# GOAL
Set down word for word each line from the start of the listing through the line that contains "2.79, 2.75, 2.72];", both included.

═══

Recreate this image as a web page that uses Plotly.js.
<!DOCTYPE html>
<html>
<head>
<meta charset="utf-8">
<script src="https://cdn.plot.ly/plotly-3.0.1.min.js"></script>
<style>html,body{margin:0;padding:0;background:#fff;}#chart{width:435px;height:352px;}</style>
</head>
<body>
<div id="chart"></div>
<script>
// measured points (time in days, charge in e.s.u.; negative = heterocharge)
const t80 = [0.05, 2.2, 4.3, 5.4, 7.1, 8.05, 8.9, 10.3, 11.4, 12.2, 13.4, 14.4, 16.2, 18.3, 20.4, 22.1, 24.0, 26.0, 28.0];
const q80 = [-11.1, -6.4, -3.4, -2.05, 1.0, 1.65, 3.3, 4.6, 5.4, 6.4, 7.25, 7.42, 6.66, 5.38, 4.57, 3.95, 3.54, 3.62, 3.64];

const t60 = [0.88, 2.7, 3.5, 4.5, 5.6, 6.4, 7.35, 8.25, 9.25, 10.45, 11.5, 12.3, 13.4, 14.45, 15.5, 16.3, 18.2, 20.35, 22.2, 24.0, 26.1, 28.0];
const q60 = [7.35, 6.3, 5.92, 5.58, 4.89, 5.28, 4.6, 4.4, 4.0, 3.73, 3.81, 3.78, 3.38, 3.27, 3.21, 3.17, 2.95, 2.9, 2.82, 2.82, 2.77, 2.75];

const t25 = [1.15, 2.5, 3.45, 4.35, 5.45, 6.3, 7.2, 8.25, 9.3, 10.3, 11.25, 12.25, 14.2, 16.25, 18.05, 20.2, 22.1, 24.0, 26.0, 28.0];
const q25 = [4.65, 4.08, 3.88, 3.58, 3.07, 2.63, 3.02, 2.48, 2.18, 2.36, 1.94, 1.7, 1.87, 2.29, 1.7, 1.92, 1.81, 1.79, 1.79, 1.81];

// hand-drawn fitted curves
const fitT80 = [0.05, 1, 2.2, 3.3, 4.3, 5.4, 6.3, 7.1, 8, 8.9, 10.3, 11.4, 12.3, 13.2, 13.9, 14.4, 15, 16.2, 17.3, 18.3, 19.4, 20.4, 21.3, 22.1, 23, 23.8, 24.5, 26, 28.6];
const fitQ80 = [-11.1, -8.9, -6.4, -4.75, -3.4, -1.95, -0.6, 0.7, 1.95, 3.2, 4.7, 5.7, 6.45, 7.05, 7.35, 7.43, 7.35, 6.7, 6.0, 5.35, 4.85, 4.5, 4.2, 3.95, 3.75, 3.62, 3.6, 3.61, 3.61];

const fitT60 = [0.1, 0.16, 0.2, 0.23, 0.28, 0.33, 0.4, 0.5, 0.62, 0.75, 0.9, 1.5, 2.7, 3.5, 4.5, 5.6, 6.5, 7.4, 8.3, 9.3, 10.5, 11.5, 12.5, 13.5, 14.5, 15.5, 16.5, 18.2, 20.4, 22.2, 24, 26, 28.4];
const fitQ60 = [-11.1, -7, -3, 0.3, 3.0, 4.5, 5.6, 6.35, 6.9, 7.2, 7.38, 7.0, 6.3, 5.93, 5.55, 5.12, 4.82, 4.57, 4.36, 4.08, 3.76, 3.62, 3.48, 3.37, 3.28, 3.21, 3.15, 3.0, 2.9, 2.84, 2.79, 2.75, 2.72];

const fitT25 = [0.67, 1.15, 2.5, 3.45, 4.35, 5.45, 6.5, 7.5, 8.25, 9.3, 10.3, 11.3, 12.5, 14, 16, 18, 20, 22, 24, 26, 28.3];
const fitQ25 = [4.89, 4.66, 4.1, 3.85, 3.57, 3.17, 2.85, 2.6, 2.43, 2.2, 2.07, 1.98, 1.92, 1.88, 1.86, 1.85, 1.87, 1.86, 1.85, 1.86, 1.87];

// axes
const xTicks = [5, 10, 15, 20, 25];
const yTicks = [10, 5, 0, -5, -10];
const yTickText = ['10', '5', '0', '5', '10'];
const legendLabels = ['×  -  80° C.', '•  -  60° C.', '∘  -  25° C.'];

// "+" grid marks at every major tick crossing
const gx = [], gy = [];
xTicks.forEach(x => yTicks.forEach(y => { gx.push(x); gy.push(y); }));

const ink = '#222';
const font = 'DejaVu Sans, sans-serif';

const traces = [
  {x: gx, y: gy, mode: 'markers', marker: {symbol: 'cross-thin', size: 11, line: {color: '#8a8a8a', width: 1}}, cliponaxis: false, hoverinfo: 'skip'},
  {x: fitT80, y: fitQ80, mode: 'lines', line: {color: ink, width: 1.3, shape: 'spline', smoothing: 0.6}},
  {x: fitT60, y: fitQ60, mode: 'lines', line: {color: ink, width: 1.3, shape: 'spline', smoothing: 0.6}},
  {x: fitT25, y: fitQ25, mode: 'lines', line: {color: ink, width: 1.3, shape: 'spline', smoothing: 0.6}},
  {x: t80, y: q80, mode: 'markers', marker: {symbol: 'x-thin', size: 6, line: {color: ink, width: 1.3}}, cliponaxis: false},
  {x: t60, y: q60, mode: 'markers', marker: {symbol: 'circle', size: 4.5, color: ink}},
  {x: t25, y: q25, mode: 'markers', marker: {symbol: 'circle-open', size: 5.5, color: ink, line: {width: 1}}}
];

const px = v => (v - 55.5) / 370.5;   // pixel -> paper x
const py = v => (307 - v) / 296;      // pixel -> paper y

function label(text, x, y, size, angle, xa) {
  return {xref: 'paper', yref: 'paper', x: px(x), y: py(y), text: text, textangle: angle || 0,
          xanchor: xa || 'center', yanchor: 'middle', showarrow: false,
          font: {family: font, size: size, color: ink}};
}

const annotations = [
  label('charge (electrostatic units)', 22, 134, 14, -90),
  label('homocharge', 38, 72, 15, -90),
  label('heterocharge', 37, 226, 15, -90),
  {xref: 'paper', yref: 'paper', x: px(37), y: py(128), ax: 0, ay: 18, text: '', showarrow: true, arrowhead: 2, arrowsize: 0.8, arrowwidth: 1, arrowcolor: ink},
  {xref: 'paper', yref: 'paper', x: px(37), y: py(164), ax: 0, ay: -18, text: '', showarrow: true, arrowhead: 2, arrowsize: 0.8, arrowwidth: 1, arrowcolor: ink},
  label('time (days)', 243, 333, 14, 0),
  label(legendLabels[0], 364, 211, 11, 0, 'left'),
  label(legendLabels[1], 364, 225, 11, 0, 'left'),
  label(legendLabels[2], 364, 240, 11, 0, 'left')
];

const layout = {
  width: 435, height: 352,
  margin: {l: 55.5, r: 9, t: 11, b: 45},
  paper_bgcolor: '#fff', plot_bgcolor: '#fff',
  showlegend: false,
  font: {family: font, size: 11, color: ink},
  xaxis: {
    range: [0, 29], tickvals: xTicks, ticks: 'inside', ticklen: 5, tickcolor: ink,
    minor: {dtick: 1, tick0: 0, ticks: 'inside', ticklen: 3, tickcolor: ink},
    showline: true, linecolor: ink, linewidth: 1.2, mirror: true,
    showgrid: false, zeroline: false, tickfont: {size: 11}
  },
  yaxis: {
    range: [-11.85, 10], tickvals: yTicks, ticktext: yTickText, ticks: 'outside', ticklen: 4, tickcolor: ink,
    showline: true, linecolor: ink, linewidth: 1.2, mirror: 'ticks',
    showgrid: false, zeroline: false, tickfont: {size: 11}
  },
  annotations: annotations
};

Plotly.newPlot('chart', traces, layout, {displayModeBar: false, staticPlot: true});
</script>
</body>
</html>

═══

# PROBLEM SOLUTION
Recreate this image as a web page that uses Plotly.js.
<!DOCTYPE html>
<html>
<head>
<meta charset="utf-8">
<script src="https://cdn.plot.ly/plotly-3.0.1.min.js"></script>
<style>html,body{margin:0;padding:0;background:#fff;}#chart{width:435px;height:352px;}</style>
</head>
<body>
<div id="chart"></div>
<script>
// measured points (time in days, charge in e.s.u.; negative = heterocharge)
const t80 = [0.05, 2.2, 4.3, 5.4, 7.1, 8.05, 8.9, 10.3, 11.4, 12.2, 13.4, 14.4, 16.2, 18.3, 20.4, 22.1, 24.0, 26.0, 28.0];
const q80 = [-11.1, -6.4, -3.4, -2.05, 1.0, 1.65, 3.3, 4.6, 5.4, 6.4, 7.25, 7.42, 6.66, 5.38, 4.57, 3.95, 3.54, 3.62, 3.64];

const t60 = [0.88, 2.7, 3.5, 4.5, 5.6, 6.4, 7.35, 8.25, 9.25, 10.45, 11.5, 12.3, 13.4, 14.45, 15.5, 16.3, 18.2, 20.35, 22.2, 24.0, 26.1, 28.0];
const q60 = [7.35, 6.3, 5.92, 5.58, 4.89, 5.28, 4.6, 4.4, 4.0, 3.73, 3.81, 3.78, 3.38, 3.27, 3.21, 3.17, 2.95, 2.9, 2.82, 2.82, 2.77, 2.75];

const t25 = [1.15, 2.5, 3.45, 4.35, 5.45, 6.3, 7.2, 8.25, 9.3, 10.3, 11.25, 12.25, 14.2, 16.25, 18.05, 20.2, 22.1, 24.0, 26.0, 28.0];
const q25 = [4.65, 4.08, 3.88, 3.58, 3.07, 2.63, 3.02, 2.48, 2.18, 2.36, 1.94, 1.7, 1.87, 2.29, 1.7, 1.92, 1.81, 1.79, 1.79, 1.81];

// hand-drawn fitted curves
const fitT80 = [0.05, 1, 2.2, 3.3, 4.3, 5.4, 6.3, 7.1, 8, 8.9, 10.3, 11.4, 12.3, 13.2, 13.9, 14.4, 15, 16.2, 17.3, 18.3, 19.4, 20.4, 21.3, 22.1, 23, 23.8, 24.5, 26, 28.6];
const fitQ80 = [-11.1, -8.9, -6.4, -4.75, -3.4, -1.95, -0.6, 0.7, 1.95, 3.2, 4.7, 5.7, 6.45, 7.05, 7.35, 7.43, 7.35, 6.7, 6.0, 5.35, 4.85, 4.5, 4.2, 3.95, 3.75, 3.62, 3.6, 3.61, 3.61];

const fitT60 = [0.1, 0.16, 0.2, 0.23, 0.28, 0.33, 0.4, 0.5, 0.62, 0.75, 0.9, 1.5, 2.7, 3.5, 4.5, 5.6, 6.5, 7.4, 8.3, 9.3, 10.5, 11.5, 12.5, 13.5, 14.5, 15.5, 16.5, 18.2, 20.4, 22.2, 24, 26, 28.4];
const fitQ60 = [-11.1, -7, -3, 0.3, 3.0, 4.5, 5.6, 6.35, 6.9, 7.2, 7.38, 7.0, 6.3, 5.93, 5.55, 5.12, 4.82, 4.57, 4.36, 4.08, 3.76, 3.62, 3.48, 3.37, 3.28, 3.21, 3.15, 3.0, 2.9, 2.84, 2.79, 2.75, 2.72];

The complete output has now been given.